### Objective
Your task is to quote the listing below exactly, beginning with its first line and ending on the line bearing "const ctx = document.getElementById('grafico').getContext('2d');".

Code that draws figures

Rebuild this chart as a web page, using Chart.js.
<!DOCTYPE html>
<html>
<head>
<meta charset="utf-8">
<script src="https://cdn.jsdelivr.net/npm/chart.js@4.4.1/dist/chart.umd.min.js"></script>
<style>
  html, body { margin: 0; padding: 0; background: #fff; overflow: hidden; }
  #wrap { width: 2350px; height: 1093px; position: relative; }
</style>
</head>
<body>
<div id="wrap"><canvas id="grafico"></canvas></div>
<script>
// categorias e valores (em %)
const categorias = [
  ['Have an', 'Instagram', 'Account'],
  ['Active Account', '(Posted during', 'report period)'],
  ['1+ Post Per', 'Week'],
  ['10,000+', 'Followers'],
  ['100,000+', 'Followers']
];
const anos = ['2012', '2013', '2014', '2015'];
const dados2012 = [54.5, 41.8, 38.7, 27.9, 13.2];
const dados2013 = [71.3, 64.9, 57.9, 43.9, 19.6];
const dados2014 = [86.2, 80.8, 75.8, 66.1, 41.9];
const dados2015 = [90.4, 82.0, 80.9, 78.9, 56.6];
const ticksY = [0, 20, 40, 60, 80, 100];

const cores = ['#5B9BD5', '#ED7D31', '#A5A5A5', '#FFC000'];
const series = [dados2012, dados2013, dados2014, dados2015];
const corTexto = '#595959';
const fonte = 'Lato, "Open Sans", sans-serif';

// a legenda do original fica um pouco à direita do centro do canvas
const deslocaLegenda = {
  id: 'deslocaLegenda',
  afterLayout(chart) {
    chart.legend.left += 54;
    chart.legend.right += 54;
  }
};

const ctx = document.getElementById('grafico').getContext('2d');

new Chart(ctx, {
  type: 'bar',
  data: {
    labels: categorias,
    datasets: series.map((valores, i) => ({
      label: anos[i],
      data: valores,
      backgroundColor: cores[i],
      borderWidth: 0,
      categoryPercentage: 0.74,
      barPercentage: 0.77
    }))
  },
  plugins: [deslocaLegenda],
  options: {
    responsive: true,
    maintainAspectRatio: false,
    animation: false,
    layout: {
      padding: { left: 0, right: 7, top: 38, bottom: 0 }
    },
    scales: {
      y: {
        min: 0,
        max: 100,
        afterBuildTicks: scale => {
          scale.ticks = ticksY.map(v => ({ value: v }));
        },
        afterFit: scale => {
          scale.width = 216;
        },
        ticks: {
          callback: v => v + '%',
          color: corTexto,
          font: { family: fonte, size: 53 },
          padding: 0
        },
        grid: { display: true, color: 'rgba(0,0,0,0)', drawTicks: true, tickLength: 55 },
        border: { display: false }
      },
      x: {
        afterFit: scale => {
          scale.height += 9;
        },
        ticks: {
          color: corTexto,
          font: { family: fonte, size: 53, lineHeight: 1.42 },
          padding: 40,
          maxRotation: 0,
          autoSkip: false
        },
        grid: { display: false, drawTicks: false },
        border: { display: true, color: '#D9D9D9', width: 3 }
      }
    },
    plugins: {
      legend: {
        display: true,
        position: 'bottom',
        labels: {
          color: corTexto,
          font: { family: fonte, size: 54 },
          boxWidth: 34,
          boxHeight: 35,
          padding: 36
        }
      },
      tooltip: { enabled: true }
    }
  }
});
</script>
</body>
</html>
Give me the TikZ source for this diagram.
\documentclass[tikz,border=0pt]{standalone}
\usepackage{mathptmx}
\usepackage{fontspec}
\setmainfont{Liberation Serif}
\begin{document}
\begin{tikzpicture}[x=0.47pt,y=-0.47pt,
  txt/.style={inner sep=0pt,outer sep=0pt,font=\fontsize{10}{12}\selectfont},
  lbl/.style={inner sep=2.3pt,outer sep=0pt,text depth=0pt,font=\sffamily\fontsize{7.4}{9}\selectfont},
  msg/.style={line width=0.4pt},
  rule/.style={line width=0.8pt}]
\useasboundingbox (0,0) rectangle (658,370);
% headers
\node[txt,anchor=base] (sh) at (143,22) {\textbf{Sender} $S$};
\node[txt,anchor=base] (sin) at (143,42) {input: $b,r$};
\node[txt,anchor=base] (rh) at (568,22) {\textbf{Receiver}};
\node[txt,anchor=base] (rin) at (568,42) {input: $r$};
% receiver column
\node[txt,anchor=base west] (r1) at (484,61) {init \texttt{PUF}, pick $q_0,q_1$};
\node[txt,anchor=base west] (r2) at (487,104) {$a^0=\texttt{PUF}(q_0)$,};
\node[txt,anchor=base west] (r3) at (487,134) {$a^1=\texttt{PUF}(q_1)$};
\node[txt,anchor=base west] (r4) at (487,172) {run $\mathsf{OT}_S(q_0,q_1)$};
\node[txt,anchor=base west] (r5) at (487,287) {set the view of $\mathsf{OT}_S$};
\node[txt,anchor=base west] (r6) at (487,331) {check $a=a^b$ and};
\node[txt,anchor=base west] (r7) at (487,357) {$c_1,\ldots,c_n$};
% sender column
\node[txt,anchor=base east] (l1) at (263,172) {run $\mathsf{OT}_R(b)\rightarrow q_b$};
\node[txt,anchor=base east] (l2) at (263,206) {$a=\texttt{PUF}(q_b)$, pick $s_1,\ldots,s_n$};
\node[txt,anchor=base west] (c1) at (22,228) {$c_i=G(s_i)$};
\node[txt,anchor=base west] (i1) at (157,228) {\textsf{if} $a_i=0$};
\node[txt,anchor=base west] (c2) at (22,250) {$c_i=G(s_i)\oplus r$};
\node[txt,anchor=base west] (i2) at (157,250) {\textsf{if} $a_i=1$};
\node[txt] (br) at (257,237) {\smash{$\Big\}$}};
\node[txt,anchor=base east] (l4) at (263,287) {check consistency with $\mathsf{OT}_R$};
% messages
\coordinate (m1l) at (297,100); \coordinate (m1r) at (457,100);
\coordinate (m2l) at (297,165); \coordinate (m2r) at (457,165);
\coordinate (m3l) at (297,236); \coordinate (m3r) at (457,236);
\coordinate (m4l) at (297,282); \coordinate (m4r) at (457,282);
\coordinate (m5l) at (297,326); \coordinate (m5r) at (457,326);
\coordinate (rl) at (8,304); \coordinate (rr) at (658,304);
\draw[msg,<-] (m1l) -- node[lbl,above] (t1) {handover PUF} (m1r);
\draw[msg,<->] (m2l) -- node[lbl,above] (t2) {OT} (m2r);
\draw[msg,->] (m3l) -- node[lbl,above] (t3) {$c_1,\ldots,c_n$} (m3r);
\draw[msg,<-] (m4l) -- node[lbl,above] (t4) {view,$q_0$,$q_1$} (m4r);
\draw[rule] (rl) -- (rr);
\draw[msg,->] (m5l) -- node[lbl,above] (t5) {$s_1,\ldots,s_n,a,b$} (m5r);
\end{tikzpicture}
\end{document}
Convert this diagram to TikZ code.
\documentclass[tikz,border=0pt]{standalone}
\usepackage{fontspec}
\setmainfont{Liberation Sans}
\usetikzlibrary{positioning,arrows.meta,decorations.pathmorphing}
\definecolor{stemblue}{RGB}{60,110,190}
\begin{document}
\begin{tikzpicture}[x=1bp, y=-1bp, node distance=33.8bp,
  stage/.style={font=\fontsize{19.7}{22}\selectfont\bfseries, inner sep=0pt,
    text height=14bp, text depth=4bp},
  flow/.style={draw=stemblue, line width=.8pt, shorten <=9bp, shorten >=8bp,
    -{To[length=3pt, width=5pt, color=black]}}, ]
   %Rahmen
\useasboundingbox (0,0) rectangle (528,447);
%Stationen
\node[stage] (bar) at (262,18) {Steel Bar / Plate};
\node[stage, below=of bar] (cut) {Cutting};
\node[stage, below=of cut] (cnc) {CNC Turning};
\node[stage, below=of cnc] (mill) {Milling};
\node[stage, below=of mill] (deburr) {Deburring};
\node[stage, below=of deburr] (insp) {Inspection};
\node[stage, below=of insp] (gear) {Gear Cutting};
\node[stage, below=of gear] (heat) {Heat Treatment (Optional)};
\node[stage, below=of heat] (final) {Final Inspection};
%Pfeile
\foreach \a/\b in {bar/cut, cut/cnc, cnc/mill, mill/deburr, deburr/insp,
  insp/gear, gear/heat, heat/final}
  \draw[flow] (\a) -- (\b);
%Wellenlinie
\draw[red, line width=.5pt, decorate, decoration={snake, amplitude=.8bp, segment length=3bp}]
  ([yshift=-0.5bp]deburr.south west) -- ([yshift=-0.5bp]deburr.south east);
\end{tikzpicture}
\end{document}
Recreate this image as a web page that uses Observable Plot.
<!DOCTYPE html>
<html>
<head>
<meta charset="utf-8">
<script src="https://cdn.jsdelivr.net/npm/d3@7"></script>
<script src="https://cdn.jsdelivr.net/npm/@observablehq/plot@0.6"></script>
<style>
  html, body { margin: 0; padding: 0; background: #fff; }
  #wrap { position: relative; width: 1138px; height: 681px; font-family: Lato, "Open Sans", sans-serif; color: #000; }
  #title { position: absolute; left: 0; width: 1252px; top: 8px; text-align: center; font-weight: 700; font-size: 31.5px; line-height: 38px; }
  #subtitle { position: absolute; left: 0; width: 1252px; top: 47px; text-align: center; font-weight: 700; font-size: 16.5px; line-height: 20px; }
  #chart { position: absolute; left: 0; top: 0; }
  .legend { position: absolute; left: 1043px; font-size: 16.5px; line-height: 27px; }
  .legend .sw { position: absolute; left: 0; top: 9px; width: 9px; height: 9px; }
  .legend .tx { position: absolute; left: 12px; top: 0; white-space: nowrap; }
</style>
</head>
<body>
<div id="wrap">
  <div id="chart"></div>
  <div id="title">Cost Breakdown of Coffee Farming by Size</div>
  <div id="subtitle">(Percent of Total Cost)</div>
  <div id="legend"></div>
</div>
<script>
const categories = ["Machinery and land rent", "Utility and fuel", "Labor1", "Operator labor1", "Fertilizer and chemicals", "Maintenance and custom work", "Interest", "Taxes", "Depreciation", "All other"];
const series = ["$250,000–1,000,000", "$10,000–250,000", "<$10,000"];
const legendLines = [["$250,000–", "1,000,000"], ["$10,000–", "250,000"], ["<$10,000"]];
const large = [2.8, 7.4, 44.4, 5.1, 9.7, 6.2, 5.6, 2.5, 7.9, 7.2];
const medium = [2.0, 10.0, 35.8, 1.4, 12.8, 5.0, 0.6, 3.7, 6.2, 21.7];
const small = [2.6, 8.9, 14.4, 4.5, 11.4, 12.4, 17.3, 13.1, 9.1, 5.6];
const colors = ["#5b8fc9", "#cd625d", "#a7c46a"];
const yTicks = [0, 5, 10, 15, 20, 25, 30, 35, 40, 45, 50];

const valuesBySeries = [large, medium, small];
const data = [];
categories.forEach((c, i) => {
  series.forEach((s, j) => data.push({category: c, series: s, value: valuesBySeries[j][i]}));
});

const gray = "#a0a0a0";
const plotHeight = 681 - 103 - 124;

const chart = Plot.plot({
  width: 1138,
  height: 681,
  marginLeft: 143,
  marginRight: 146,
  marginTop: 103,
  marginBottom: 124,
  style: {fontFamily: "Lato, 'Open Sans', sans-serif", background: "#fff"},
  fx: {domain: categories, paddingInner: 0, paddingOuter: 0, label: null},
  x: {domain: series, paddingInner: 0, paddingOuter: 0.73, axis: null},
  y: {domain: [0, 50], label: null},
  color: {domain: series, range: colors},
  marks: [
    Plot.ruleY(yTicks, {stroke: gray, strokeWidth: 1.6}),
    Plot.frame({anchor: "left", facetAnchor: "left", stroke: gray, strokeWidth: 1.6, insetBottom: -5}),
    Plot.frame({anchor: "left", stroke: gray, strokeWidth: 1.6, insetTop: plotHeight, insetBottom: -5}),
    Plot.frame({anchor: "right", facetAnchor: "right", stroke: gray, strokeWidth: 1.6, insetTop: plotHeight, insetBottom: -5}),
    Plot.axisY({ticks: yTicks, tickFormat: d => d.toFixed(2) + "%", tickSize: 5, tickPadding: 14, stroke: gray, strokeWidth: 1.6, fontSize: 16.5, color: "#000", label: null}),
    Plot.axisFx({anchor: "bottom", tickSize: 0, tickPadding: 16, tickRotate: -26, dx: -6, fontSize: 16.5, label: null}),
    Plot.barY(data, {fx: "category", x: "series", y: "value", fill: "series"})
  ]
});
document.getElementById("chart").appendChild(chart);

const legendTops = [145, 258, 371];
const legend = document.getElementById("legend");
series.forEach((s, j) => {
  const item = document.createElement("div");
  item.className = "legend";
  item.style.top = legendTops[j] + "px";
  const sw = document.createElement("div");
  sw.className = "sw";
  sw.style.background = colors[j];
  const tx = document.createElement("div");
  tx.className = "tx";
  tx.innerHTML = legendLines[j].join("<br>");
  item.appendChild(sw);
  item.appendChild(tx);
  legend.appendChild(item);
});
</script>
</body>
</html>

### The answer
Rebuild this chart as a web page, using Chart.js.
<!DOCTYPE html>
<html>
<head>
<meta charset="utf-8">
<script src="https://cdn.jsdelivr.net/npm/chart.js@4.4.1/dist/chart.umd.min.js"></script>
<style>
  html, body { margin: 0; padding: 0; background: #fff; overflow: hidden; }
  #wrap { width: 2350px; height: 1093px; position: relative; }
</style>
</head>
<body>
<div id="wrap"><canvas id="grafico"></canvas></div>
<script>
// categorias e valores (em %)
const categorias = [
  ['Have an', 'Instagram', 'Account'],
  ['Active Account', '(Posted during', 'report period)'],
  ['1+ Post Per', 'Week'],
  ['10,000+', 'Followers'],
  ['100,000+', 'Followers']
];
const anos = ['2012', '2013', '2014', '2015'];
const dados2012 = [54.5, 41.8, 38.7, 27.9, 13.2];
const dados2013 = [71.3, 64.9, 57.9, 43.9, 19.6];
const dados2014 = [86.2, 80.8, 75.8, 66.1, 41.9];
const dados2015 = [90.4, 82.0, 80.9, 78.9, 56.6];
const ticksY = [0, 20, 40, 60, 80, 100];

const cores = ['#5B9BD5', '#ED7D31', '#A5A5A5', '#FFC000'];
const series = [dados2012, dados2013, dados2014, dados2015];
const corTexto = '#595959';
const fonte = 'Lato, "Open Sans", sans-serif';

// a legenda do original fica um pouco à direita do centro do canvas
const deslocaLegenda = {
  id: 'deslocaLegenda',
  afterLayout(chart) {
    chart.legend.left += 54;
    chart.legend.right += 54;
  }
};

const ctx = document.getElementById('grafico').getContext('2d');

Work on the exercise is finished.